--- START Recorded data ---

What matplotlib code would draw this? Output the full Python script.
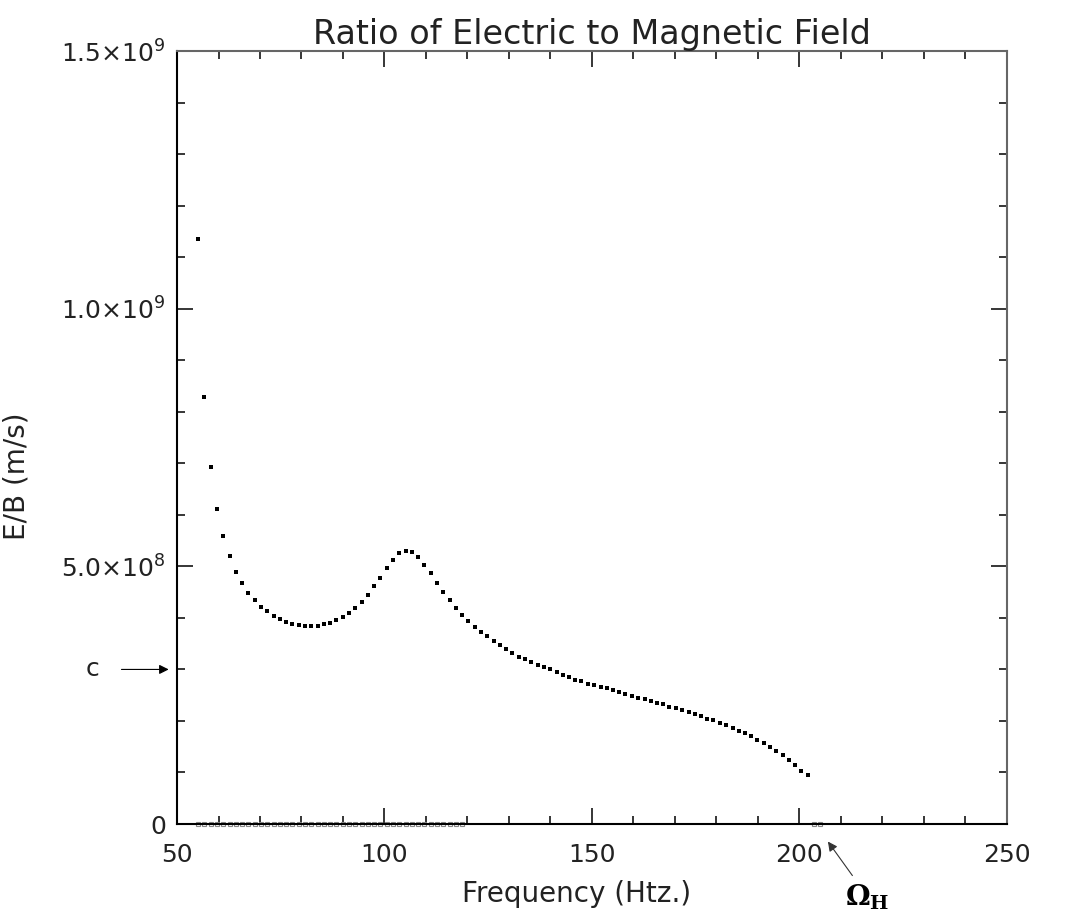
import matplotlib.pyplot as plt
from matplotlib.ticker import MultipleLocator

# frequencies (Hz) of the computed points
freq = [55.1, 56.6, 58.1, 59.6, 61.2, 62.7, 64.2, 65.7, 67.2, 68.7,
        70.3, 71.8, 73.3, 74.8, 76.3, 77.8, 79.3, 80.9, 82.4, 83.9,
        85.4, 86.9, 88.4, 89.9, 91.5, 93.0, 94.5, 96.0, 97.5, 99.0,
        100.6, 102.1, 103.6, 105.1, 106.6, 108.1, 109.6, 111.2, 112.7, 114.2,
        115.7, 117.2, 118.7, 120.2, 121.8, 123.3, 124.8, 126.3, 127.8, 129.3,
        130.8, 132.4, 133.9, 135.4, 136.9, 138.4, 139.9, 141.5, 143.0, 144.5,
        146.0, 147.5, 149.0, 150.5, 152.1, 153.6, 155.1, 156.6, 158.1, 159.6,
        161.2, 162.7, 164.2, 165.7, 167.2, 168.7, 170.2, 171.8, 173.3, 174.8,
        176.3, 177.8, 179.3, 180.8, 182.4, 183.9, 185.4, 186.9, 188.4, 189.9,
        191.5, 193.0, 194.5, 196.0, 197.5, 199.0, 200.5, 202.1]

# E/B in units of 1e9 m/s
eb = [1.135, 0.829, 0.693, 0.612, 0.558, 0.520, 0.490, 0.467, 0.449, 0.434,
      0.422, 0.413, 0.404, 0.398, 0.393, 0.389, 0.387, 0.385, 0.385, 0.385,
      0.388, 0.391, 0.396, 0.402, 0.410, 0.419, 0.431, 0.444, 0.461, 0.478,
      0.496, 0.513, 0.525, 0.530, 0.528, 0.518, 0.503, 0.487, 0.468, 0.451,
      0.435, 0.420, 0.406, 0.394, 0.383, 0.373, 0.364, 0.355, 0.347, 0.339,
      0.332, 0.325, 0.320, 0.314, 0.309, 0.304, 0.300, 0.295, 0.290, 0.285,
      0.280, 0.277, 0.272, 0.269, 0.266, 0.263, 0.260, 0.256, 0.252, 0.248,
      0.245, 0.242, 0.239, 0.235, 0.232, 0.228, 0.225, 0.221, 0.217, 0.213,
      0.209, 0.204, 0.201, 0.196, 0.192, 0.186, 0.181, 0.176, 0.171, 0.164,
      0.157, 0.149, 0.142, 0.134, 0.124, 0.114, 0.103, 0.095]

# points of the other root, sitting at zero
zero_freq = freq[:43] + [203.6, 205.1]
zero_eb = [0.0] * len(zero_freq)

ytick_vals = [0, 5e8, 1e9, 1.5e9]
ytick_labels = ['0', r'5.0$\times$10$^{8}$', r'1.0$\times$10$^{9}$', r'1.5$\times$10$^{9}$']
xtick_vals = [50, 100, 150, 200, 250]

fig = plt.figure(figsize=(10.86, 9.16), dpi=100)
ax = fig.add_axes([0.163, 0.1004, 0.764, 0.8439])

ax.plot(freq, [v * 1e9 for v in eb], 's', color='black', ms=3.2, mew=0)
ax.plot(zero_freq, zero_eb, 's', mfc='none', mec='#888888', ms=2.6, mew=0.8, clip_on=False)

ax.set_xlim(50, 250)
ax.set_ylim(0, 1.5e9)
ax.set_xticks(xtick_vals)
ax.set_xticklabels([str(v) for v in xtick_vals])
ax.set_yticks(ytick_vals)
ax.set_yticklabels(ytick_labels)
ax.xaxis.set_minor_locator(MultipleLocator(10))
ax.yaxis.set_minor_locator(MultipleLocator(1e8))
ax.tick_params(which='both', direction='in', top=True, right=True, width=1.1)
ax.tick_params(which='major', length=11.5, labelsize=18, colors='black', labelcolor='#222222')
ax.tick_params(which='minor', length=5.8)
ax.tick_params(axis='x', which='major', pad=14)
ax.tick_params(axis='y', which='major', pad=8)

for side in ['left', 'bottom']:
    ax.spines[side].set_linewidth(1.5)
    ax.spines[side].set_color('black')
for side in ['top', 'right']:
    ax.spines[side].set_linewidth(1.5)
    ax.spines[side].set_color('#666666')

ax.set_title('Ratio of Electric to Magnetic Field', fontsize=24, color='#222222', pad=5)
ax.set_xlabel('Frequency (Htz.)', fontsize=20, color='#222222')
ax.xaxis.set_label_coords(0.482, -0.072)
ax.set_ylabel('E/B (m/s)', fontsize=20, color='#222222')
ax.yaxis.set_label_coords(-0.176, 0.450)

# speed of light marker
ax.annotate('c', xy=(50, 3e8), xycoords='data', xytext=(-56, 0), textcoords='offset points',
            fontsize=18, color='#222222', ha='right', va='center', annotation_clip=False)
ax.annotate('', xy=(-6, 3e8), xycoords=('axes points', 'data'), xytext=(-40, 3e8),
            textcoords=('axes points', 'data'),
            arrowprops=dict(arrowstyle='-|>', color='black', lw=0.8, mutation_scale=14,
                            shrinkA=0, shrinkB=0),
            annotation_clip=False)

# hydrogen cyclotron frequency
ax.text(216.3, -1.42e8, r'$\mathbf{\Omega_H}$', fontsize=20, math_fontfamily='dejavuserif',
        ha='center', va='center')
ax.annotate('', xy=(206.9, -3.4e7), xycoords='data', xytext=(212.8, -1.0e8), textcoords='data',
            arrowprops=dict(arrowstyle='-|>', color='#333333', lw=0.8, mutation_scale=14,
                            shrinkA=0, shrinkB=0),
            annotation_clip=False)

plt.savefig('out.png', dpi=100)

--- END Recorded data ---

**Instruction**
Every line of text is to be repeated exactly; pictures are left out.

**The solution**
What matplotlib code would draw this? Output the full Python script.
import matplotlib.pyplot as plt
from matplotlib.ticker import MultipleLocator

# frequencies (Hz) of the computed points
freq = [55.1, 56.6, 58.1, 59.6, 61.2, 62.7, 64.2, 65.7, 67.2, 68.7,
        70.3, 71.8, 73.3, 74.8, 76.3, 77.8, 79.3, 80.9, 82.4, 83.9,
        85.4, 86.9, 88.4, 89.9, 91.5, 93.0, 94.5, 96.0, 97.5, 99.0,
        100.6, 102.1, 103.6, 105.1, 106.6, 108.1, 109.6, 111.2, 112.7, 114.2,
        115.7, 117.2, 118.7, 120.2, 121.8, 123.3, 124.8, 126.3, 127.8, 129.3,
        130.8, 132.4, 133.9, 135.4, 136.9, 138.4, 139.9, 141.5, 143.0, 144.5,
        146.0, 147.5, 149.0, 150.5, 152.1, 153.6, 155.1, 156.6, 158.1, 159.6,
        161.2, 162.7, 164.2, 165.7, 167.2, 168.7, 170.2, 171.8, 173.3, 174.8,
        176.3, 177.8, 179.3, 180.8, 182.4, 183.9, 185.4, 186.9, 188.4, 189.9,
        191.5, 193.0, 194.5, 196.0, 197.5, 199.0, 200.5, 202.1]

# E/B in units of 1e9 m/s
eb = [1.135, 0.829, 0.693, 0.612, 0.558, 0.520, 0.490, 0.467, 0.449, 0.434,
      0.422, 0.413, 0.404, 0.398, 0.393, 0.389, 0.387, 0.385, 0.385, 0.385,
      0.388, 0.391, 0.396, 0.402, 0.410, 0.419, 0.431, 0.444, 0.461, 0.478,
      0.496, 0.513, 0.525, 0.530, 0.528, 0.518, 0.503, 0.487, 0.468, 0.451,
      0.435, 0.420, 0.406, 0.394, 0.383, 0.373, 0.364, 0.355, 0.347, 0.339,
      0.332, 0.325, 0.320, 0.314, 0.309, 0.304, 0.300, 0.295, 0.290, 0.285,
      0.280, 0.277, 0.272, 0.269, 0.266, 0.263, 0.260, 0.256, 0.252, 0.248,
      0.245, 0.242, 0.239, 0.235, 0.232, 0.228, 0.225, 0.221, 0.217, 0.213,
      0.209, 0.204, 0.201, 0.196, 0.192, 0.186, 0.181, 0.176, 0.171, 0.164,
      0.157, 0.149, 0.142, 0.134, 0.124, 0.114, 0.103, 0.095]

# points of the other root, sitting at zero
zero_freq = freq[:43] + [203.6, 205.1]
zero_eb = [0.0] * len(zero_freq)

ytick_vals = [0, 5e8, 1e9, 1.5e9]
ytick_labels = ['0', r'5.0$\times$10$^{8}$', r'1.0$\times$10$^{9}$', r'1.5$\times$10$^{9}$']
xtick_vals = [50, 100, 150, 200, 250]

fig = plt.figure(figsize=(10.86, 9.16), dpi=100)
ax = fig.add_axes([0.163, 0.1004, 0.764, 0.8439])

ax.plot(freq, [v * 1e9 for v in eb], 's', color='black', ms=3.2, mew=0)
ax.plot(zero_freq, zero_eb, 's', mfc='none', mec='#888888', ms=2.6, mew=0.8, clip_on=False)

ax.set_xlim(50, 250)
ax.set_ylim(0, 1.5e9)
ax.set_xticks(xtick_vals)
ax.set_xticklabels([str(v) for v in xtick_vals])
ax.set_yticks(ytick_vals)
ax.set_yticklabels(ytick_labels)
ax.xaxis.set_minor_locator(MultipleLocator(10))
ax.yaxis.set_minor_locator(MultipleLocator(1e8))
ax.tick_params(which='both', direction='in', top=True, right=True, width=1.1)
ax.tick_params(which='major', length=11.5, labelsize=18, colors='black', labelcolor='#222222')
ax.tick_params(which='minor', length=5.8)
ax.tick_params(axis='x', which='major', pad=14)
ax.tick_params(axis='y', which='major', pad=8)

for side in ['left', 'bottom']:
    ax.spines[side].set_linewidth(1.5)
    ax.spines[side].set_color('black')
for side in ['top', 'right']:
    ax.spines[side].set_linewidth(1.5)
    ax.spines[side].set_color('#666666')

ax.set_title('Ratio of Electric to Magnetic Field', fontsize=24, color='#222222', pad=5)
ax.set_xlabel('Frequency (Htz.)', fontsize=20, color='#222222')
ax.xaxis.set_label_coords(0.482, -0.072)
ax.set_ylabel('E/B (m/s)', fontsize=20, color='#222222')
ax.yaxis.set_label_coords(-0.176, 0.450)

# speed of light marker
ax.annotate('c', xy=(50, 3e8), xycoords='data', xytext=(-56, 0), textcoords='offset points',
            fontsize=18, color='#222222', ha='right', va='center', annotation_clip=False)
ax.annotate('', xy=(-6, 3e8), xycoords=('axes points', 'data'), xytext=(-40, 3e8),
            textcoords=('axes points', 'data'),
            arrowprops=dict(arrowstyle='-|>', color='black', lw=0.8, mutation_scale=14,
                            shrinkA=0, shrinkB=0),
            annotation_clip=False)

# hydrogen cyclotron frequency
ax.text(216.3, -1.42e8, r'$\mathbf{\Omega_H}$', fontsize=20, math_fontfamily='dejavuserif',
        ha='center', va='center')
ax.annotate('', xy=(206.9, -3.4e7), xycoords='data', xytext=(212.8, -1.0e8), textcoords='data',
            arrowprops=dict(arrowstyle='-|>', color='#333333', lw=0.8, mutation_scale=14,
                            shrinkA=0, shrinkB=0),
            annotation_clip=False)

plt.savefig('out.png', dpi=100)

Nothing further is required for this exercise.